The Rab3 GTPase cycle modulates cardiomyocyte exocytosis and atrial natriuretic peptide release.

Abstract

Natriuretic peptides are produced predominantly by atrial cardiomyocytes in response to cardiovascular stress and attenuate cardiac maladaptation by reducing blood pressure, blood volume, and cardiac workload primarily through activation of natriuretic peptide receptors in the kidney and vasculature. However, mechanisms underlying cardiomyocyte exocytosis and natriuretic peptide secretion remain poorly defined. Manipulation of Rab3a GTPase activity by Rab3gap1 was recently found to modulate atrial natriuretic peptide (ANP) release by cardiomyocytes. Here, we examined upstream signaling mechanisms and the role of the Rab3a GTPase cycle in exocytosis and ANP secretion by cardiomyocytes. Pharmacological inhibition of the heterotrimeric G protein subunit G⍺q suppressed ANP secretion at baseline and prevented GTP loading of Rab3a and ANP release in neonatal rat cardiomyocytes in response to phenylephrine (PE).

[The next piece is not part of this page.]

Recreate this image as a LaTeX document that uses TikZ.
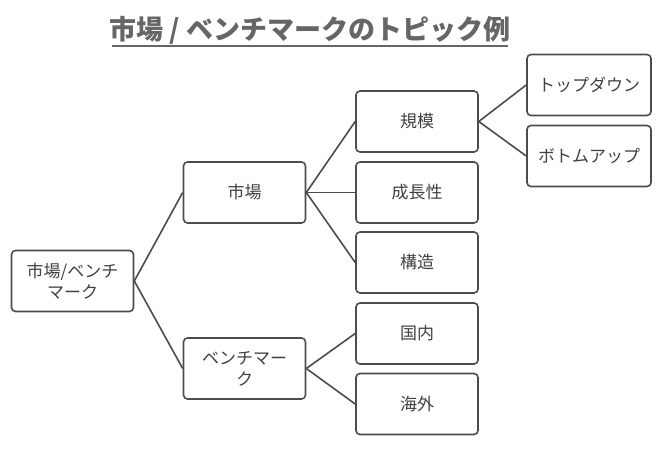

Similar to agonist-induced activation of ANP secretion, genetic overexpression of a constitutively active, GTP-loaded Rab3a mutant (Q81L) in neonatal rat cardiomyocytes resulted in enhanced intracellular distribution of Rab3a at endomembranes peripheral to the Golgi and promotion of ANP release, indicating that enhancement of Rab3a activity is sufficient to elicit ANP secretion by cardiomyocytes. Collectively, these data indicate G⍺q signaling downstream of receptor activation and Rab3a-regulated secretory pathway activity and exocytosis facilitate ANP release by cardiomyocytes that could potentially be harnessed to antagonize hypertension and adverse cardiac remodeling in cardiovascular disease.